年末の日経ビジネスで表題、「グローバル人材の幻想」という特集があったので読んでみました。優秀な人材の確保、教育をどのようにおこなうかということについて、日本企業の抱えている問題点が並べられていました。

言葉の問題、外国人を扱う上での企業文化の問題、これらの問題は何年も前から言われていることで、日本企業の国際化にとって実際に障害となっているとは思いますが、この2013年の時点では既に0.5歩くらい遅れた問題だと、私は思うのです。シンガポールでも優秀なシンガポール人をマネージャーにすえている日系企業は多く存在していますが、それはそれで問題がなくなる訳ではなく別の問題も出てきています。優秀な日本人が業務をおこなったほうが良いケースもあります。つまり会社としての仕組みづくりが本来のテーマであって、どういう人種が何の仕事をおこなえばよいか、ということは本題ではなく、そのポジションに合った人材であればなに人でも本来構わないのです。

シンガポールでも例えば両替商などはインド系が多いですし、接客はフィリピン人が優れているなどの人種ごとの特長というのは確かに存在します。それをもとに適材適所を考えるのは当然有効な方法です。企業は利益を追求する集団でありますから、結果を最大に出せる人を配置すれば良く、真のグローバル化とはどんな国籍の人であってもその企業で居場所を確保し、力を発揮することができる環境を会社が整えられるということでしょう。

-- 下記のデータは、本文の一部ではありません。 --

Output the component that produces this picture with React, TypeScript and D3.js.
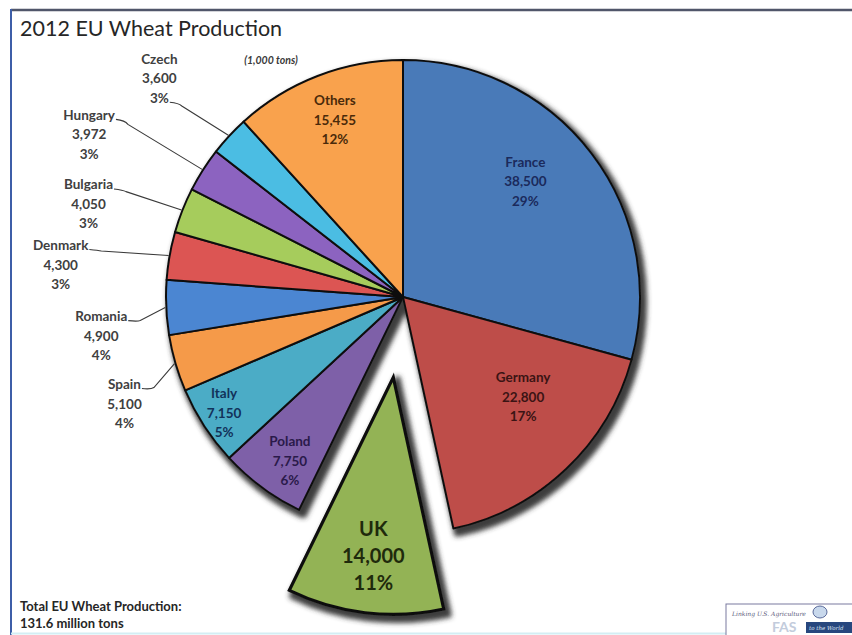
import { useMemo } from "react";
import * as d3 from "d3";

// EU wheat production 2012, 1,000 tons (clockwise from 12 o'clock)
const countries = ["France", "Germany", "UK", "Poland", "Italy", "Spain", "Romania", "Denmark", "Bulgaria", "Hungary", "Czech", "Others"];
const production = [38500, 22800, 14000, 7750, 7150, 5100, 4900, 4300, 4050, 3972, 3600, 15455];
const shares = ["29%", "17%", "11%", "6%", "5%", "4%", "4%", "3%", "3%", "3%", "3%", "12%"];
const sliceColors = ["#4a7ab8", "#be4d4a", "#93b354", "#7e61a8", "#4bacc6", "#f59a48", "#4c86d2", "#dc5552", "#a6cc5c", "#8c64c0", "#4cbde3", "#f9a24e"];
const explodedCountry = "UK";

const W = 852;
const H = 635;
const CX = 403;
const CY = 297;
const R = 237;
const EXPLODE = 81;
const FONT = "Lato, 'Open Sans', sans-serif";

// inside label placement: radius factor + angle tweak (deg) from slice mid-angle
const insideLabels: Record<string, { rf: number; da: number; color: string; size: number; gap: number }> = {
  France: { rf: 0.71, da: -6, color: "#1b2a5c", size: 13.5, gap: 19.5 },
  Germany: { rf: 0.66, da: -6.7, color: "#3b1414", size: 13.5, gap: 19.5 },
  UK: { rf: 0.76, da: -0.5, color: "#1f2a0c", size: 20, gap: 27 },
  Poland: { rf: 0.84, da: -2, color: "#2a1a4a", size: 13.5, gap: 19.5 },
  Italy: { rf: 0.9, da: 0, color: "#12325a", size: 13.5, gap: 19.5 },
  Others: { rf: 0.8, da: 0.1, color: "#4a2a0a", size: 13.5, gap: 19.5 },
};

// outside labels: offset of text block from slice edge point, line the leader starts from
const outsideLabels: Record<string, { dx: number; dy: number; line: number }> = {
  Czech: { dx: -69, dy: -76, line: 2 },
  Hungary: { dx: -113, dy: -54, line: 0 },
  Bulgaria: { dx: -93, dy: -25, line: 0 },
  Denmark: { dx: -108, dy: -10, line: 0 },
  Romania: { dx: -64, dy: 9, line: 0 },
  Spain: { dx: -50, dy: 21, line: 0 },
};

const fmt = d3.format(",");

function textWidth(s: string, font: string) {
  const c = document.createElement("canvas").getContext("2d");
  if (!c) return s.length * 7;
  c.font = font;
  return c.measureText(s).width;
}

export default function App() {
  const rows = countries.map((name, i) => ({ name, value: production[i], share: shares[i], color: sliceColors[i] }));
  type Row = (typeof rows)[number];

  const arcs = useMemo(() => d3.pie<Row>().sort(null).value(d => d.value).startAngle(0).endAngle(2 * Math.PI)(rows), []);
  const arcGen = d3.arc<d3.PieArcDatum<Row>>().innerRadius(0).outerRadius(R);

  const polar = (a: number, r: number): [number, number] => [Math.sin(a) * r, -Math.cos(a) * r];

  const mid = (a: d3.PieArcDatum<Row>) => (a.startAngle + a.endAngle) / 2;

  const offsetOf = (a: d3.PieArcDatum<Row>): [number, number] =>
    a.data.name === explodedCountry ? polar(mid(a), EXPLODE) : [0, 0];

  const main = arcs.filter(a => a.data.name !== explodedCountry);
  const exploded = arcs.filter(a => a.data.name === explodedCountry);

  const sliceFont = "bold 13.5px Lato";

  return (
    <svg width={W} height={H} style={{ position: "absolute", left: 0, top: 0, background: "#fff" }} fontFamily={FONT}>
      <defs>
        <filter id="pieShadow" x="-20%" y="-20%" width="140%" height="140%">
          <feMorphology in="SourceAlpha" operator="dilate" radius={2} result="grown" />
          <feGaussianBlur in="grown" stdDeviation={2.6} result="blur" />
          <feOffset in="blur" dx={4} dy={5} result="off" />
          <feFlood floodColor="#333" floodOpacity={0.95} />
          <feComposite in2="off" operator="in" result="shadow" />
          <feMerge>
            <feMergeNode in="shadow" />
            <feMergeNode in="SourceGraphic" />
          </feMerge>
        </filter>
      </defs>

      {/* slide frame */}
      <line x1={11} x2={W} y1={10} y2={10} stroke="#50566a" strokeWidth={2.5} />
      <line x1={11} x2={11} y1={9} y2={H} stroke="#3d5ea8" strokeWidth={2} />
      <line x1={11} x2={W} y1={H - 1.5} y2={H - 1.5} stroke="#d3eef4" strokeWidth={2} />

      <text x={20} y={36} fontSize={21.5} fill="#262626">2012 EU Wheat Production</text>
      <text x={271} y={64} fontSize={10.5} fontStyle="italic" fontWeight="bold" fill="#3a3a3a" textAnchor="middle">(1,000 tons)</text>

      {/* pie body */}
      <g transform={`translate(${CX},${CY})`}>
        <g filter="url(#pieShadow)">
          {main.map(a => (
            <path key={a.data.name} d={arcGen(a) || ""} fill={a.data.color} stroke="#111" strokeWidth={2} strokeLinejoin="round" />
          ))}
        </g>
        {exploded.map(a => {
          const [ox, oy] = offsetOf(a);
          return (
            <g key={a.data.name} transform={`translate(${ox},${oy})`} filter="url(#pieShadow)">
              <path d={arcGen(a) || ""} fill={a.data.color} stroke="#111" strokeWidth={3.2} strokeLinejoin="miter" />
            </g>
          );
        })}

        {/* inside labels */}
        {arcs.filter(a => insideLabels[a.data.name]).map(a => {
          const cfg = insideLabels[a.data.name];
          const [ox, oy] = offsetOf(a);
          const [lx, ly] = polar(mid(a) + (cfg.da * Math.PI) / 180, R * cfg.rf);
          const lines = [a.data.name, fmt(a.data.value), a.data.share];
          return (
            <text key={a.data.name} textAnchor="middle" fontWeight="bold" fontSize={cfg.size} fill={cfg.color}>
              {lines.map((t, k) => (
                <tspan key={k} x={lx + ox} y={ly + oy + (k - 1) * cfg.gap + cfg.size * 0.35}>{t}</tspan>
              ))}
            </text>
          );
        })}

        {/* outside labels with leaders */}
        {arcs.filter(a => outsideLabels[a.data.name]).map(a => {
          const cfg = outsideLabels[a.data.name];
          const [ex, ey] = polar(mid(a), R + 1);
          const tx = ex + cfg.dx;
          const ty = ey + cfg.dy;
          const lines = [a.data.name, fmt(a.data.value), a.data.share];
          const gap = 19.5;
          const w = textWidth(lines[cfg.line], sliceFont);
          const sx = tx + w / 2 + 1;
          const sy = ty + cfg.line * gap + 4;
          const leader = d3.path();
          leader.moveTo(sx, sy);
          leader.quadraticCurveTo(sx + 9, sy + 1, sx + 12, sy + (ey - sy) * 0.08 + 1);
          leader.lineTo(ex, ey);
          return (
            <g key={a.data.name}>
              <path d={leader.toString()} fill="none" stroke="#3a3a3a" strokeWidth={1.1} />
              <text textAnchor="middle" fontWeight="bold" fontSize={13.5} fill="#404040">
                {lines.map((t, k) => (
                  <tspan key={k} x={tx} y={ty + k * gap + 4.5}>{t}</tspan>
                ))}
              </text>
            </g>
          );
        })}
      </g>

      <text x={20} y={611} fontSize={13} fontWeight="bold" fill="#262626">Total EU Wheat Production:</text>
      <text x={20} y={628} fontSize={13} fontWeight="bold" fill="#262626">131.6 million tons</text>

      {/* FAS logo */}
      <g>
        <rect x={726} y={604} width={130} height={34} fill="#fff" stroke="#7a7aa0" strokeWidth={1} />
        <text x={732} y={616} fontSize={6} fontStyle="italic" fill="#5a5a7a" fontFamily="'DejaVu Serif', serif">Linking U.S. Agriculture</text>
        <ellipse cx={820} cy={612} rx={7} ry={6} fill="#c8d8ec" stroke="#5a6a9a" strokeWidth={1} />
        <text x={772} y={632} fontSize={14} fontWeight="bold" fill="#c3ccdc">FAS</text>
        <rect x={806} y={622} width={46} height={11} fill="#27477e" />
        <text x={809} y={630} fontSize={5.5} fill="#dde6f4" fontStyle="italic" fontFamily="'DejaVu Serif', serif">to the World</text>
      </g>
    </svg>
  );
}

社内公用語を英語にするとか、海外支社を現地化するとか、すべての取り組みは手段であり目的とはなりえません。 根本的な問題は、日本企業は起業家マインドを社員に求めてこなかった、いやむしろ起業家マインドのある社員を排除してきたということに一因があると私は考えています。同じ日本人であっても、駐在員でない社員は現地採用と呼ばれ、海外支社では出世させる道は閉ざされているケースがほとんどです。駐在員は手厚い待遇を施され、その分現地で雇った人間は当地に合った待遇で済まさないといけないという仕組みを取っている会社が多いですから、どんなに結果を出してもリターンがない=起業家マインドを持った人材は必要ない、ということになります。日本人であっても出世する道が開かれていないのですから、これは言葉や人種の問題というより会社の仕組みの問題です。

先日、日本のある大手チェーン店の幹部が私のもとに相談にみえました。シンガポール進出にあたり上層部や銀行などの提案してくる内容に疑問を覚え、現地を知っている人にアドバイスを聞きたいという依頼でした。その幹部は会社と戦ってでも、事業として現地に根付く店を出店・展開したいと燃えていましたが、今は大企業でも従来のやり方に危機感が強まってきているのではないでしょうか。

現地での利益を最大化するための方法は、業種にも企業規模によっても変わりますし、千差万別です。正解は結果でしか判断できません。トップが現地の言葉がわからなくても大きな結果を出している会社も数多くあります。とにかく結果を出したものが勝つのです。

私達の様な零細企業経営者はいかに売上・利益を確保するかを日々求めざるを得ませんから、国籍にかかわらず経営がうまくいくための話ならば積極的に耳を傾けます。日本企業はまずは原点に戻って企業の利益最大化を目指すことに専念すべきではないでしょうか。そうなればどんな国籍の人であれ力を発揮できる環境づくりをせざるを得ませんし、真のグローバル化につながると思います。